For more persistent, ongoing or worsening halitosis, you’ll need to get your dentist involved. Your dentist will check for signs of gum disease. If this turns out to be the cause, he can get started with a professional deep cleaning. In the early stages of gum disease, this may be all it takes.
But if gum disease is more advanced, your dentist has a number of surgical and non-surgical options. Scaling and root planing (using special tools under local anesthetic to get to plaque and tartar under the gum line) are a step beyond a deep cleaning and require local anesthetic but do not require surgery. For more severe cases, surgical treatments to lift back the gums to remove tartar may be necessary. Special dental antibiotics can be used in some cases to kill bacteria that cause gum disease (often in combination with other therapies like those mentioned above). Your dentist may also prescribe a special mouth rinse designed to kill bacteria. And sometimes the solution involves removing broken fillings, crowns or other dental work as these can cause a buildup of bacteria.
If you use tobacco products, your dentist can help you develop a plan to quit. Losing the bad breath will be only one of many huge benefits to leaving tobacco products behind.
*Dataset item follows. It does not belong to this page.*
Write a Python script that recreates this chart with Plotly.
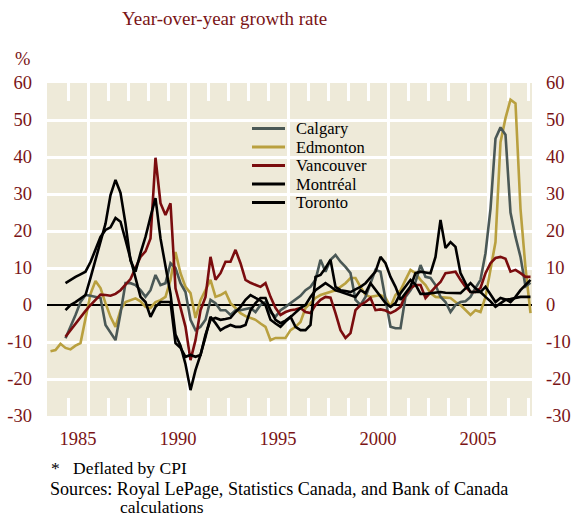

What Should I Expect At My Dental Appointment
If you let your dentist know that bad breath is a problem, he’ll start by asking questions about the frequency of bad breath (whether it’s occasional or ongoing). He’ll also ask about your diet, medications, oral hygiene routine. Your dentist will smell your breath and may also scrape the back of your tongue to try to identify telltale bacteria. A thorough check for signs of gum disease, cavities and infection related to damaged fillings or crowns is also in the list. He’ll discuss an oral hygiene plan and let you know if further treatment is necessary. If a visit to your primary care doctor or an ear, nose and throat specialist is called for, your dentist will recommend setting up a visit.
Getting Out In Front Of Bad Breath
Bad breath can be a little embarrassing, but don’t let that stop you from seeing your dentist. He’s a professional experienced at treating halitosis and can help you find the best solution, restoring your confidence and getting you back on a path to great oral health. And remember, an ounce of prevention is usually worth a pound of cure: good dental hygiene and regular check ups can stop many of the causes of bad breath before they start.